» **GOAL**: List each line holding the string "this".

» **ITEMS**:

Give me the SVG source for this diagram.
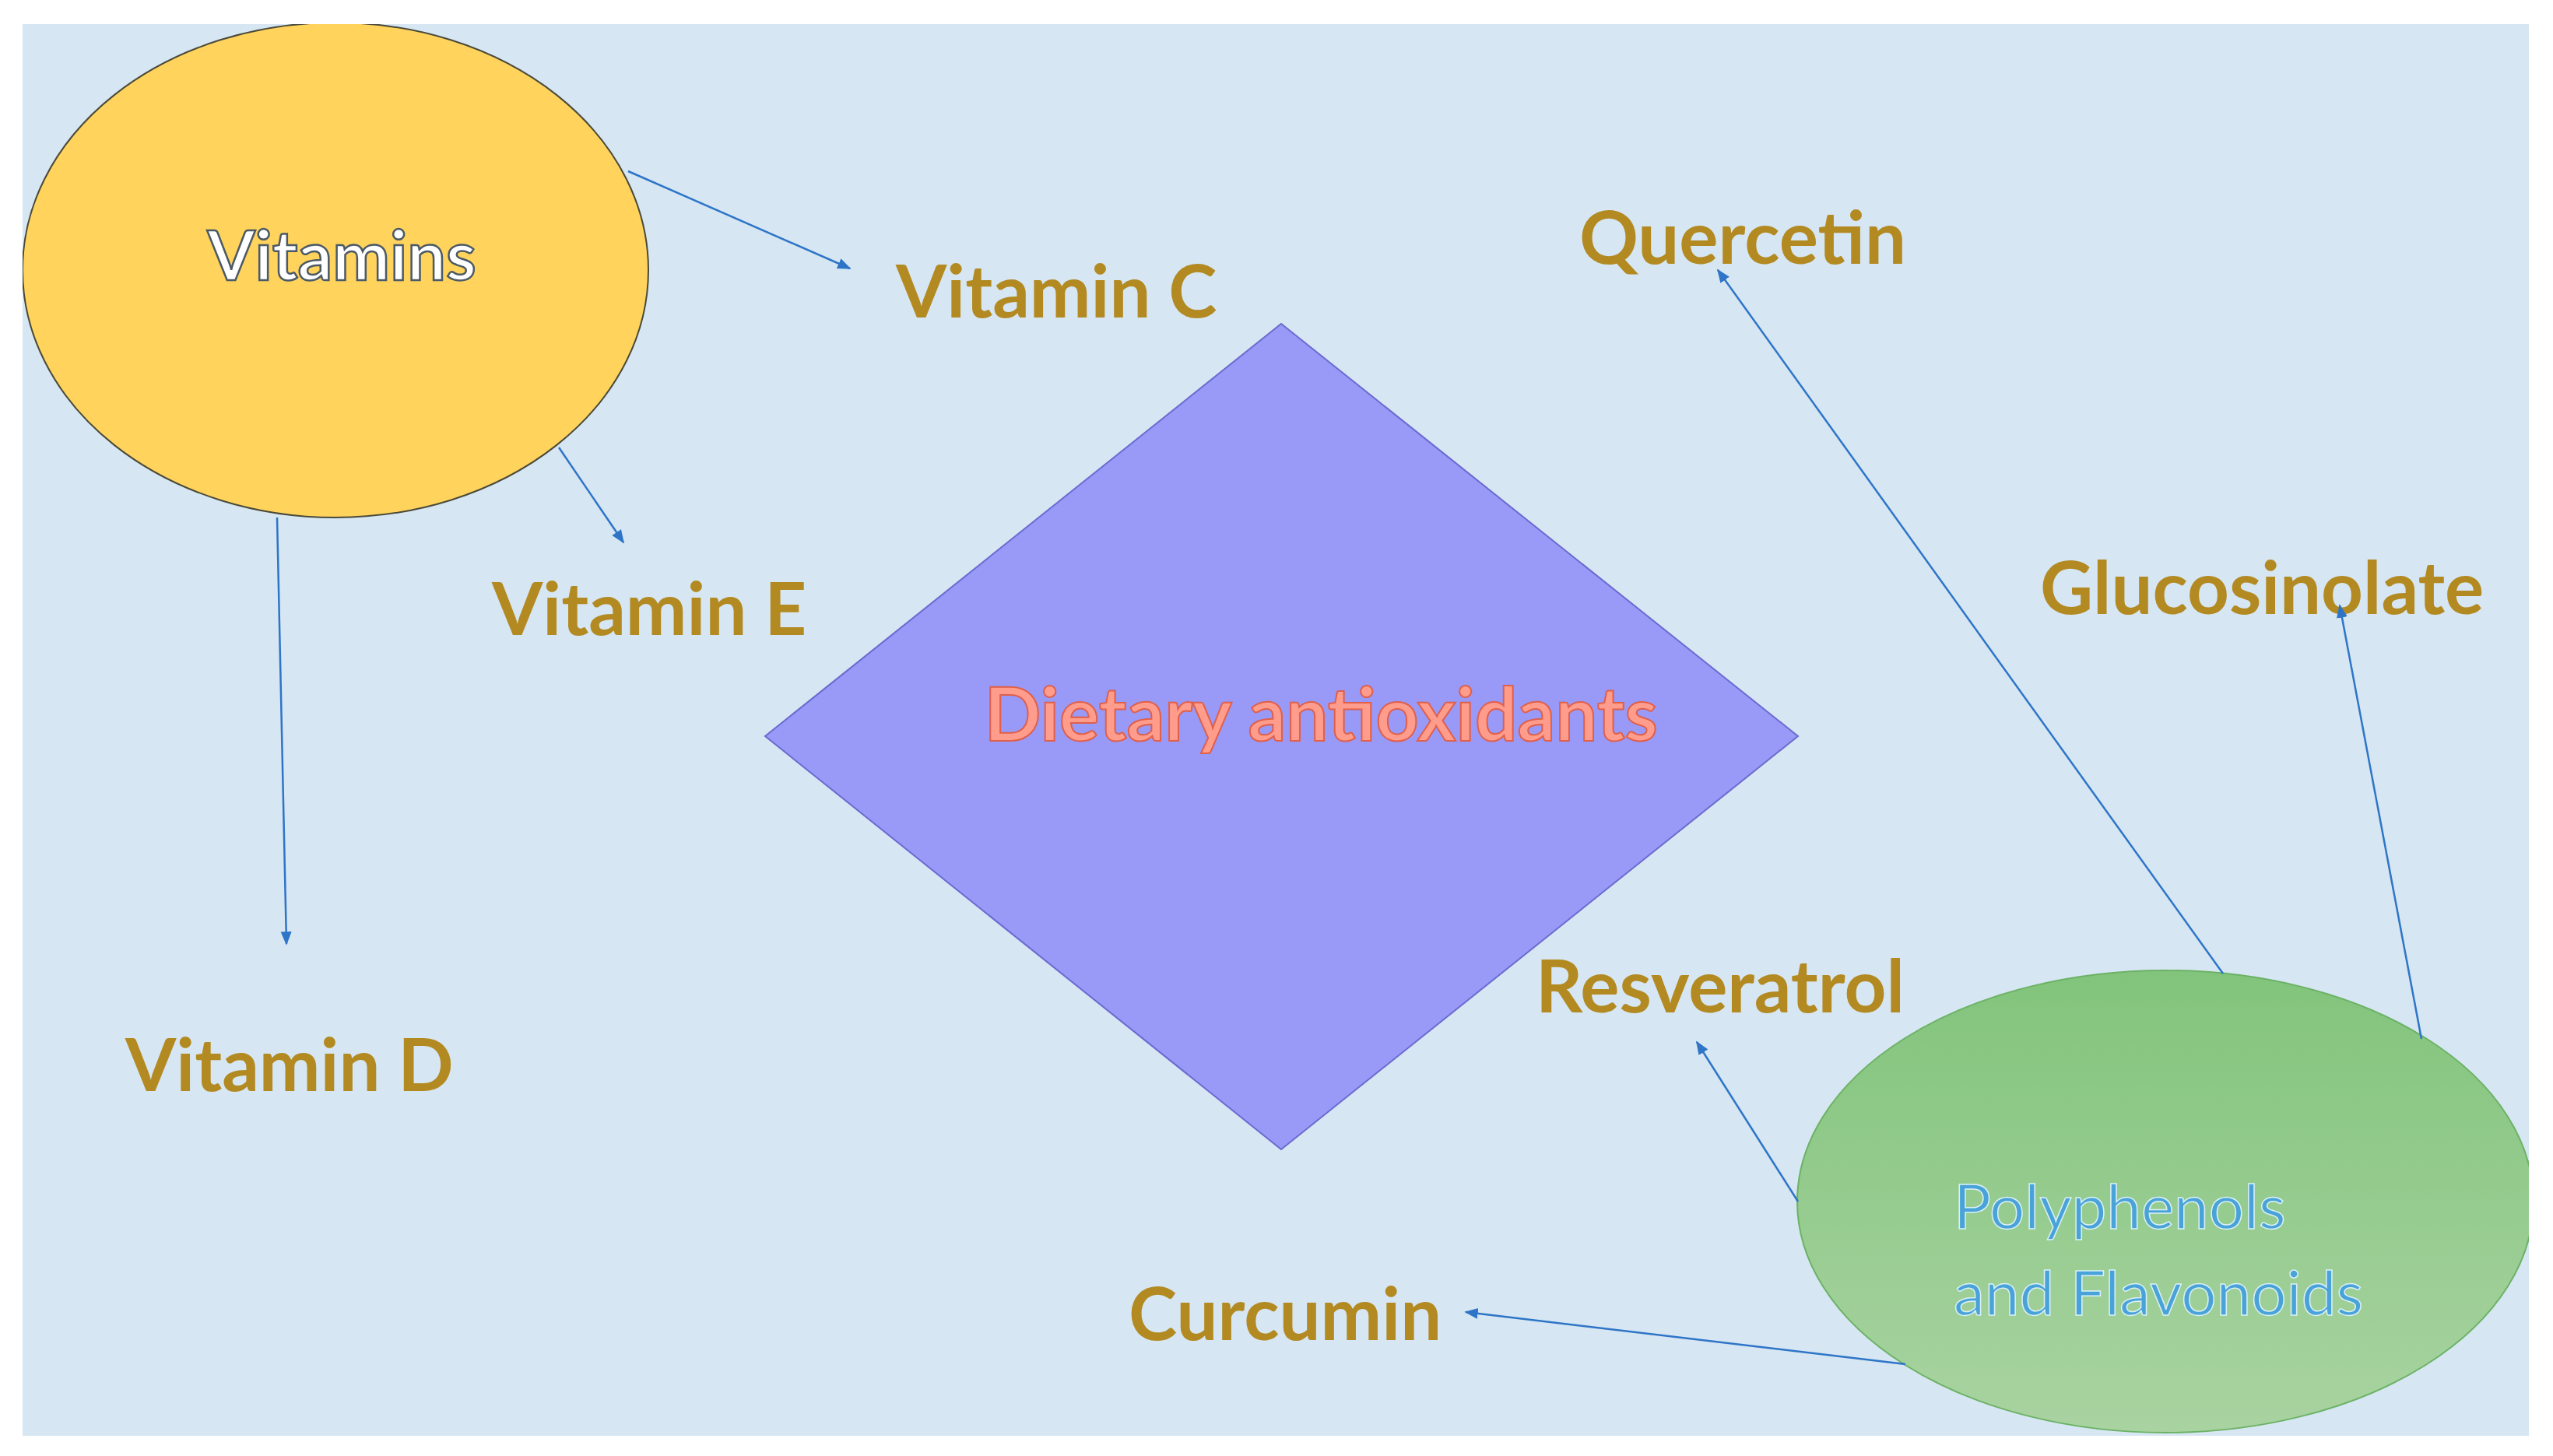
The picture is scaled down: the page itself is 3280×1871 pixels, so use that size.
<svg xmlns="http://www.w3.org/2000/svg" width="3280" height="1871" viewBox="0 0 3280 1871">
<defs>
<clipPath id="panel"><rect x="29" y="31" width="3220" height="1814"/></clipPath>
<linearGradient id="g" x1="0" y1="0" x2="0" y2="1"><stop offset="0" stop-color="#82c47c"/><stop offset="1" stop-color="#a9d3a1"/></linearGradient>
<marker id="ah" viewBox="0 0 10 10" refX="9" refY="5" markerWidth="6" markerHeight="6" orient="auto" markerUnits="userSpaceOnUse"><path d="M0,0 L10,5 L0,10 z" fill="#2e75c8"/></marker>
<marker id="a" viewBox="0 0 10 10" refX="9" refY="5" markerWidth="7" markerHeight="7" orient="auto"><path d="M0,1 L10,5 L0,9 z" fill="#2e75c8"/></marker>
</defs>
<style>
.lbl{font-family:Lato,"Open Sans","Liberation Sans",sans-serif;font-weight:bold;font-size:94px;fill:#b38a22;}
.conn line{stroke:#2e75c8;stroke-width:2.5;marker-end:url(#a);}
</style>
<rect width="3280" height="1871" fill="#ffffff"/>
<rect x="29" y="31" width="3220" height="1814" fill="#d6e6f2"/>
<g id="vitamins" clip-path="url(#panel)">
<ellipse cx="431" cy="347" rx="402" ry="318" fill="#ffd35c" stroke="#4a4a3a" stroke-width="2"/>
<text x="439" y="360" text-anchor="middle" font-family="Lato,'Liberation Sans',sans-serif" font-weight="bold" font-size="88" fill="#ffffff" stroke="#4b5a66" stroke-width="2.5">Vitamins</text>
</g>
<g id="diamond">
<polygon points="1646,416 2310,946 1646,1477 983,946" fill="#9999f8" stroke="#6a6ad0" stroke-width="2"/>
<text x="1697" y="952" text-anchor="middle" font-family="Lato,'Liberation Sans',sans-serif" font-weight="bold" font-size="96" fill="#ff9c8c" stroke="#e0604a" stroke-width="2">Dietary antioxidants</text>
</g>
<g id="polyphenols" clip-path="url(#panel)">
<ellipse cx="2782" cy="1544" rx="473" ry="297" fill="url(#g)" stroke="#6cb266" stroke-width="2"/>
<text x="2510" y="1579" font-family="Lato,'Liberation Sans',sans-serif" font-size="80" fill="#4aa3d8" stroke="#d8f0f8" stroke-width="1.5">Polyphenols</text>
<text x="2510" y="1690" font-family="Lato,'Liberation Sans',sans-serif" font-size="80" fill="#4aa3d8" stroke="#d8f0f8" stroke-width="1.5">and Flavonoids</text>
</g>
<g id="vitc"><text class="lbl" x="1151" y="408">Vitamin C</text></g>
<g id="vite"><text class="lbl" x="632" y="816">Vitamin E</text></g>
<g id="vitd"><text class="lbl" x="161" y="1402">Vitamin D</text></g>
<g id="quercetin"><text class="lbl" x="2029" y="339">Quercetin</text></g>
<g id="glucosinolate"><text class="lbl" x="2621" y="789">Glucosinolate</text></g>
<g id="resveratrol"><text class="lbl" x="1973" y="1301">Resveratrol</text></g>
<g id="curcumin"><text class="lbl" x="1450" y="1722">Curcumin</text></g>
<g id="connectors" class="conn">
<line x1="807" y1="220" x2="1092" y2="345"/>
<line x1="718" y1="575" x2="801" y2="697"/>
<line x1="356" y1="665" x2="368" y2="1213"/>
<line x1="2856" y1="1251" x2="2207" y2="347"/>
<line x1="3111" y1="1335" x2="3006" y2="778"/>
<line x1="2310" y1="1544" x2="2180" y2="1339"/>
<line x1="2448" y1="1753" x2="1883" y2="1686"/>
</g>
</svg>
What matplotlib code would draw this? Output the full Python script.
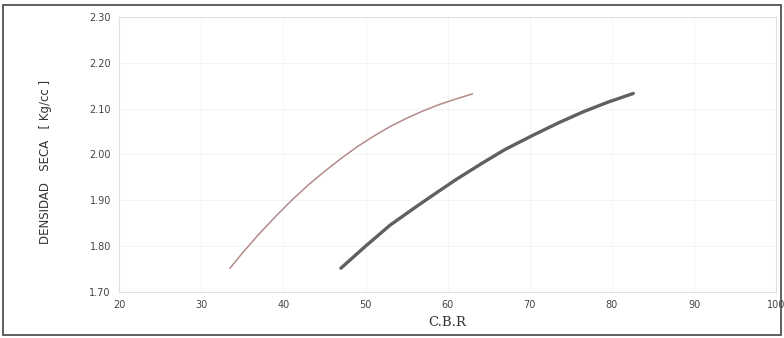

» **CORRECT ANSWER**:
Give me the SVG source for this diagram.
What matplotlib code would draw this? Output the full Python script.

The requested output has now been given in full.